* _Task prompt_: From the first line of the listing below to the line with "width=1, direction='out', pad=6)", print each line exactly, and nothing more. Leave out the pictures.

Entries with chart source code:
● ● ● ●
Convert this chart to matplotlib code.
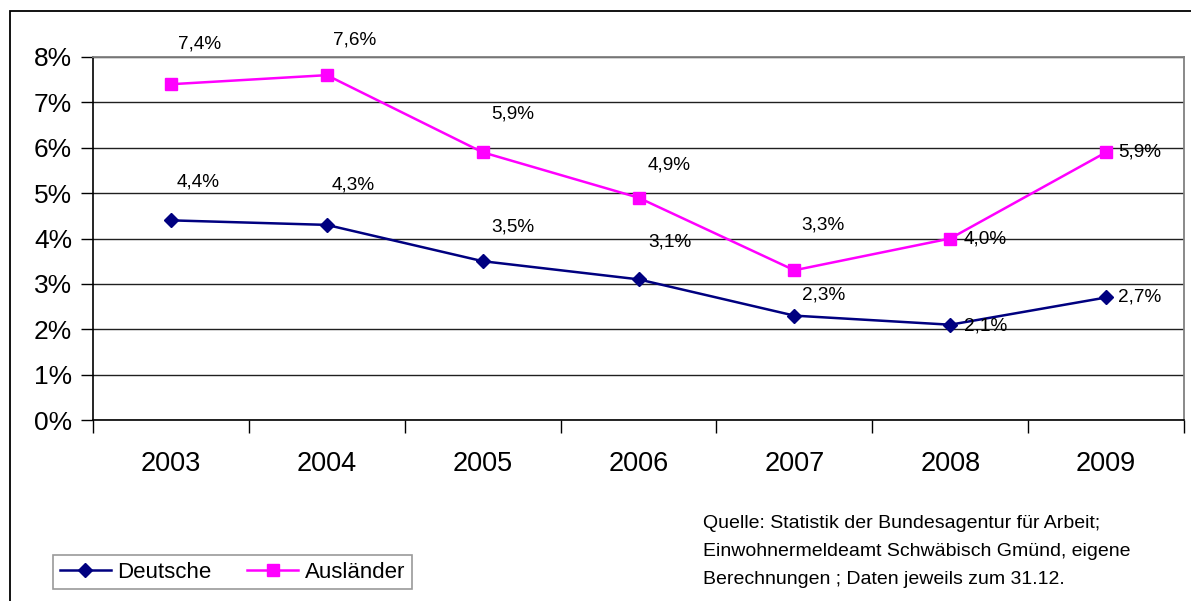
import matplotlib
matplotlib.use("Agg")
import matplotlib.pyplot as plt
from matplotlib.patches import Rectangle
from matplotlib.lines import Line2D

plt.rcParams['font.family'] = ['Liberation Sans', 'DejaVu Sans']

years = ['2003', '2004', '2005', '2006', '2007', '2008', '2009']
deutsche = [4.4, 4.3, 3.5, 3.1, 2.3, 2.1, 2.7]
auslaender = [7.4, 7.6, 5.9, 4.9, 3.3, 4.0, 5.9]
y_ticks = [0, 1, 2, 3, 4, 5, 6, 7, 8]
source_lines = [
    'Quelle: Statistik der Bundesagentur für Arbeit;',
    'Einwohnermeldeamt Schwäbisch Gmünd, eigene',
    'Berechnungen ; Daten jeweils zum 31.12.',
]

W, H = 1191, 601
fig = plt.figure(figsize=(W / 100, H / 100), dpi=100)

# outer chart frame
fig.patches.append(Rectangle((10 / W, -0.01), 1.02, (H - 11) / H + 0.01,
                             transform=fig.transFigure, fill=False,
                             edgecolor='black', lw=1.3))

left, right, top, bottom = 93, 1184, 57, 420
ax = fig.add_axes([left / W, 1 - bottom / H, (right - left) / W, (bottom - top) / H])

x = list(range(len(years)))
ax.plot(x, deutsche, color='#000080', lw=1.8, marker='D', ms=7.5,
        markerfacecolor='#000080', markeredgecolor='#000080', zorder=3)
ax.plot(x, auslaender, color='#FF00FF', lw=1.8, marker='s', ms=8,
        markerfacecolor='#FF00FF', markeredgecolor='#FF00FF', zorder=3)

ax.set_xlim(-0.5, len(years) - 0.5)
ax.set_ylim(0, 8)
ax.set_yticks(y_ticks)
ax.set_yticklabels([f'{t}%' for t in y_ticks], fontsize=19)
ax.yaxis.grid(True, color='#202020', lw=1)
ax.set_axisbelow(True)

# category ticks sit between the years
ax.set_xticks([i - 0.5 for i in range(len(years) + 1)])
ax.set_xticklabels([])
ax.set_xticks(x, minor=True)
ax.set_xticklabels(years, minor=True, fontsize=19.5)
ax.tick_params(axis='x', which='minor', length=0, pad=22)
ax.tick_params(axis='x', which='major', length=9, width=1, direction='out')
ax.tick_params(axis='y', length=9, width=1, direction='out', pad=6)

for s in ['top', 'right']:
    ax.spines[s].set_color('#808080')
    ax.spines[s].set_linewidth(1.3)
for s in ['left', 'bottom']:
    ax.spines[s].set_color('black')
    ax.spines[s].set_linewidth(1.2)

def pct(v):
    return f'{v:.1f}'.replace('.', ',') + '%'

# label offsets in pixels (right, up) from each point
offs_a = [(29, 40), (28, 35), (30, 38), (31, 33), (29, 45), (35, -1), (34, 0)]
offs_d = [(27, 38), (26, 40), (30, 34), (31, 37), (29, 21), (35, -1), (34, 0)]
for i in x:
    ax.annotate(pct(auslaender[i]), (i, auslaender[i]), xytext=offs_a[i],
                textcoords='offset pixels', ha='center', va='center',
                fontsize=13.7, annotation_clip=False, zorder=4)
    ax.annotate(pct(deutsche[i]), (i, deutsche[i]), xytext=offs_d[i],
                textcoords='offset pixels', ha='center', va='center',
                fontsize=13.7, annotation_clip=False, zorder=4)

handles = [
    Line2D([], [], color='#000080', lw=1.8, marker='D', ms=7.5),
    Line2D([], [], color='#FF00FF', lw=1.8, marker='s', ms=8),
]
leg = fig.legend(handles, ['Deutsche', 'Ausländer'], ncol=2,
                 loc='center left', bbox_to_anchor=(53 / W, 1 - 572 / H),
                 fontsize=16, frameon=True, fancybox=False,
                 edgecolor='#808080', handlelength=2.3, handletextpad=0.3,
                 columnspacing=1.6, borderpad=0.3, borderaxespad=0)
leg.get_frame().set_linewidth(1.2)

for k, line in enumerate(source_lines):
    fig.text(703 / W, 1 - (524 + 27.5 * k) / H, line, fontsize=14,
             ha='left', va='center')

fig.savefig('out.png', dpi=100)
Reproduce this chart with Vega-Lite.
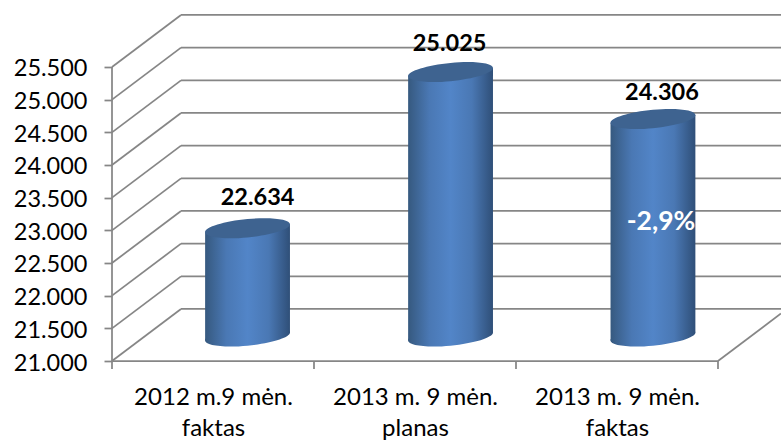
{"$schema":"https://vega.github.io/schema/vega-lite/v6.json","width":669,"height":361,"autosize":{"type":"none"},"padding":{"left":112,"top":0,"right":0,"bottom":79},"background":"white","config":{"view":{"stroke":null},"axis":{"labelFont":"Lato","labelColor":"#000000"}},
"datasets":{
"frame":[
{"x":0,"y":21000,"x2":0.3416,"y2":21796},{"x":0,"y":21500,"x2":0.3416,"y2":22296},{"x":0,"y":22000,"x2":0.3416,"y2":22796},{"x":0,"y":22500,"x2":0.3416,"y2":23296},{"x":0,"y":23000,"x2":0.3416,"y2":23796},{"x":0,"y":23500,"x2":0.3416,"y2":24296},{"x":0,"y":24000,"x2":0.3416,"y2":24796},{"x":0,"y":24500,"x2":0.3416,"y2":25296},{"x":0,"y":25000,"x2":0.3416,"y2":25796},{"x":0,"y":25500,"x2":0.3416,"y2":26296},
{"x":0.3416,"y":21796,"x2":3.3119,"y2":21796},{"x":0.3416,"y":22296,"x2":3.3119,"y2":22296},{"x":0.3416,"y":22796,"x2":3.3119,"y2":22796},{"x":0.3416,"y":23296,"x2":3.3119,"y2":23296},{"x":0.3416,"y":23796,"x2":3.3119,"y2":23796},{"x":0.3416,"y":24296,"x2":3.3119,"y2":24296},{"x":0.3416,"y":24796,"x2":3.3119,"y2":24796},{"x":0.3416,"y":25296,"x2":3.3119,"y2":25296},{"x":0.3416,"y":25796,"x2":3.3119,"y2":25796},{"x":0.3416,"y":26296,"x2":3.3119,"y2":26296},
{"x":0,"y":21000,"x2":3,"y2":21000},{"x":3,"y":21000,"x2":3.3119,"y2":21727},{"x":0,"y":21000,"x2":0,"y2":25500},
{"x":0,"y":21000,"x2":0,"y2":20878},{"x":1,"y":21000,"x2":1,"y2":20878},{"x":2,"y":21000,"x2":2,"y2":20878},{"x":3,"y":21000,"x2":3,"y2":20878}],
"bases":[{"x":0.671,"y":21375},{"x":1.676,"y":21375},{"x":2.678,"y":21375}],
"tops":[{"x":0.671,"y":23032},{"x":1.676,"y":25423},{"x":2.678,"y":24704}],
"bodies":[
{"bar":"a","x":0.461,"y":22971,"y2":21314},{"bar":"a","x":0.881,"y":23093,"y2":21436},
{"bar":"b","x":1.466,"y":25362,"y2":21314},{"bar":"b","x":1.886,"y":25484,"y2":21436},
{"bar":"c","x":2.468,"y":24643,"y2":21314},{"bar":"c","x":2.888,"y":24765,"y2":21436}],
"labels":[{"x":0.671,"y":23032,"value":"22.634","category":"2012 m.9 mėn. faktas"},{"x":1.676,"y":25423,"value":"25.025","category":"2013 m. 9 mėn. planas"},{"x":2.678,"y":24704,"value":"24.306","category":"2013 m. 9 mėn. faktas"}],
"note":[{"x":2.678,"y":23143,"text":"-2,9%"}]
},
"encoding":{
"x":{"field":"x","type":"quantitative","scale":{"domain":[0,3.3119],"nice":false,"zero":false},"axis":{"title":null,"grid":false,"domain":false,"ticks":false,"values":[0.5,1.5,2.5],"labelFontSize":24,"labelLineHeight":31,"labelPadding":36,"labelBaseline":"middle","labelOverlap":false,"labelExpr":"datum.value==0.5?['2012 m.9 mėn.','faktas']:datum.value==1.5?['2013 m. 9 mėn.','planas']:['2013 m. 9 mėn.','faktas']"}},
"y":{"field":"y","type":"quantitative","scale":{"domain":[21000,26525.5],"nice":false,"zero":false},"axis":{"title":null,"grid":false,"domain":false,"ticks":true,"tickColor":"#868686","tickWidth":1.75,"tickSize":8,"labelFontSize":23.5,"labelPadding":17,"labelOffset":2,"labelOverlap":false,"values":[21000,21500,22000,22500,23000,23500,24000,24500,25000,25500],"labelExpr":"replace(format(datum.value,','),',','.')"}}
},
"layer":[
{"data":{"name":"frame"},"mark":{"type":"rule","stroke":"#868686","strokeWidth":1.75},"encoding":{"x2":{"field":"x2"},"y2":{"field":"y2"}}},
{"data":{"name":"bases"},"mark":{"type":"point","filled":true,"opacity":1,"size":7225,"shape":"M1,-0.094 C1,0.0247 0.5523,0.1631 0,0.215 C-0.5523,0.2669 -1,0.2127 -1,0.094 C-1,-0.0247 -0.5523,-0.1631 0,-0.215 C0.5523,-0.2669 1,-0.2127 1,-0.094Z","fill":{"gradient":"linear","x1":0,"x2":1,"y1":0,"y2":0,"stops":[{"offset":0,"color":"#36597f"},{"offset":0.25,"color":"#4a78b4"},{"offset":0.5,"color":"#5285c8"},{"offset":0.75,"color":"#4a78b4"},{"offset":1,"color":"#2f4f78"}]}}},
{"data":{"name":"bodies"},"mark":{"type":"area","fill":{"gradient":"linear","x1":0,"x2":1,"y1":0,"y2":0,"stops":[{"offset":0,"color":"#36597f"},{"offset":0.25,"color":"#4a78b4"},{"offset":0.5,"color":"#5285c8"},{"offset":0.75,"color":"#4a78b4"},{"offset":1,"color":"#2f4f78"}]}},"encoding":{"y2":{"field":"y2"},"detail":{"field":"bar"}}},
{"data":{"name":"tops"},"mark":{"type":"point","filled":true,"opacity":1,"size":7225,"color":"#3e6390","shape":"M1,-0.094 C1,0.0247 0.5523,0.1631 0,0.215 C-0.5523,0.2669 -1,0.2127 -1,0.094 C-1,-0.0247 -0.5523,-0.1631 0,-0.215 C0.5523,-0.2669 1,-0.2127 1,-0.094Z"}},
{"data":{"name":"labels"},"transform":[{"filter":"datum.value=='22.634'"}],"mark":{"type":"text","font":"Lato","fontWeight":"bold","fontSize":23.5,"color":"#000000","dx":10,"dy":-30},"encoding":{"text":{"field":"value","type":"nominal"}}},
{"data":{"name":"labels"},"transform":[{"filter":"datum.value=='25.025'"}],"mark":{"type":"text","font":"Lato","fontWeight":"bold","fontSize":23.5,"color":"#000000","dx":-1,"dy":-28},"encoding":{"text":{"field":"value","type":"nominal"}}},
{"data":{"name":"labels"},"transform":[{"filter":"datum.value=='24.306'"}],"mark":{"type":"text","font":"Lato","fontWeight":"bold","fontSize":23.5,"color":"#000000","dx":9,"dy":-26},"encoding":{"text":{"field":"value","type":"nominal"}}},
{"data":{"name":"note"},"mark":{"type":"text","font":"Lato","fontWeight":"bold","fontSize":26.5,"color":"#ffffff","dx":8,"dy":1},"encoding":{"text":{"field":"text"}}}
]}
● ● ● ●
* _Written solution_:
Convert this chart to matplotlib code.
import matplotlib
matplotlib.use("Agg")
import matplotlib.pyplot as plt
from matplotlib.patches import Rectangle
from matplotlib.lines import Line2D

plt.rcParams['font.family'] = ['Liberation Sans', 'DejaVu Sans']

years = ['2003', '2004', '2005', '2006', '2007', '2008', '2009']
deutsche = [4.4, 4.3, 3.5, 3.1, 2.3, 2.1, 2.7]
auslaender = [7.4, 7.6, 5.9, 4.9, 3.3, 4.0, 5.9]
y_ticks = [0, 1, 2, 3, 4, 5, 6, 7, 8]
source_lines = [
    'Quelle: Statistik der Bundesagentur für Arbeit;',
    'Einwohnermeldeamt Schwäbisch Gmünd, eigene',
    'Berechnungen ; Daten jeweils zum 31.12.',
]

W, H = 1191, 601
fig = plt.figure(figsize=(W / 100, H / 100), dpi=100)

# outer chart frame
fig.patches.append(Rectangle((10 / W, -0.01), 1.02, (H - 11) / H + 0.01,
                             transform=fig.transFigure, fill=False,
                             edgecolor='black', lw=1.3))

left, right, top, bottom = 93, 1184, 57, 420
ax = fig.add_axes([left / W, 1 - bottom / H, (right - left) / W, (bottom - top) / H])

x = list(range(len(years)))
ax.plot(x, deutsche, color='#000080', lw=1.8, marker='D', ms=7.5,
        markerfacecolor='#000080', markeredgecolor='#000080', zorder=3)
ax.plot(x, auslaender, color='#FF00FF', lw=1.8, marker='s', ms=8,
        markerfacecolor='#FF00FF', markeredgecolor='#FF00FF', zorder=3)

ax.set_xlim(-0.5, len(years) - 0.5)
ax.set_ylim(0, 8)
ax.set_yticks(y_ticks)
ax.set_yticklabels([f'{t}%' for t in y_ticks], fontsize=19)
ax.yaxis.grid(True, color='#202020', lw=1)
ax.set_axisbelow(True)

# category ticks sit between the years
ax.set_xticks([i - 0.5 for i in range(len(years) + 1)])
ax.set_xticklabels([])
ax.set_xticks(x, minor=True)
ax.set_xticklabels(years, minor=True, fontsize=19.5)
ax.tick_params(axis='x', which='minor', length=0, pad=22)
ax.tick_params(axis='x', which='major', length=9, width=1, direction='out')
ax.tick_params(axis='y', length=9, width=1, direction='out', pad=6)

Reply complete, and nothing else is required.